The method was evaluated for four different scenarios (S1–S4) included in the KITTI dataset [8]. Ground truth labels were annotated manually. Annotations of occluded areas were done by analyzing point cloud data, and annotations of types of hidden road agents were done by analyzing each area in RGB images.

3.2 Results

Table 1 shows the results of \(\overline{IoU}\) among different scenarios. The achieved results are acceptable, as the \(\overline{IoU}\) exceeded 0.5 in certain scenarios, indicating a satisfactory result. Figure 3 compares a sample scene’s detected areas and ground truths. From this result, it could be seen that our method was able to detect the same individual occluded areas as the ground truth. Although our method detected the same object, detected areas were larger than the ground truths, leading to a larger area of union, a smaller area of intersection, and a smaller IoU consequently.

Table 1. Evaluation results of \(\overline{IoU}\).
Fig. 3.
figure 3

Comparison of detected occluded areas and ground truths of the scene shown in Fig. 2. Red polygons are the detected occluded area and the blue polygons are the ground truths.

Fig. 4.
figure 4

Representative result of panoptic segmentation failing to distinguish foreground and background buildings as different objects. The top image is the original RGB image, the middle image is the panoptic segmentation result, and the bottom image is the segmentation result of the building on the left side.

In terms of estimation of hidden road agent types, we achieved an accuracy of approximately 0.97. The high accuracy could be attributed to incorporating semantic information obtained in panoptic segmentation. We provided a higher-dimensional dataset by introducing semantic data alongside the original geometric information, enhancing linear separability.

4 Discussions

Although the evaluation metric was not high, the detection results of the proposed methodology were satisfactory and close to the ground truths, as shown in Fig. 3. This detection was possible because the key points of occluded areas were aligned with the object edges, thanks to the semantic edges obtained in the panoptic segmentation. Thus, it was confirmed that panoptic segmentation was effective in the occluded area reconstruction process.

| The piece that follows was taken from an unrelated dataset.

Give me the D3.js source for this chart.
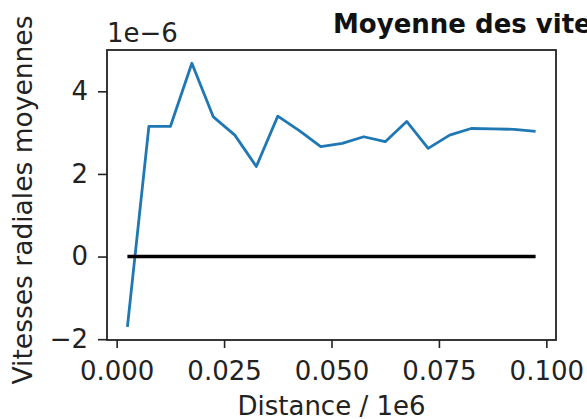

However, at the same time, our method exhibited sub-optimal performance primarily due to the limitations of the panoptic segmentation. The segmentation struggled to distinguish background information. Figure 4 shows a sample of panoptic segmentation result, which failed to distinguish the foreground and background buildings on the left side. Since the foreground building was not segmented as a single object, the method failed to obtain the key points of the occluded area on the left side made by the foreground building. This type of failure was observed among vegetation such as trees. To overcome this issue, an update in the representation of segmentation is necessary to treat background objects as different objects.

5 Conclusions

This study proposed an occluded area detection method employing panoptic segmentation to improve our previous methodology, utilizing camera and LiDAR sensor fusion. The results showed that the proposed method could achieve satisfactory detection and superior accuracy in estimating hidden road agent types. From the results, it could be noted that our approach utilizing both geometric and semantic features obtained through sensor fusion and panoptic segmentation offered a more holistic perspective for detecting occluded areas. We plan to expand the size of the ground truth dataset to obtain more reliable evaluation results and analyze the strength of the proposed method in depth.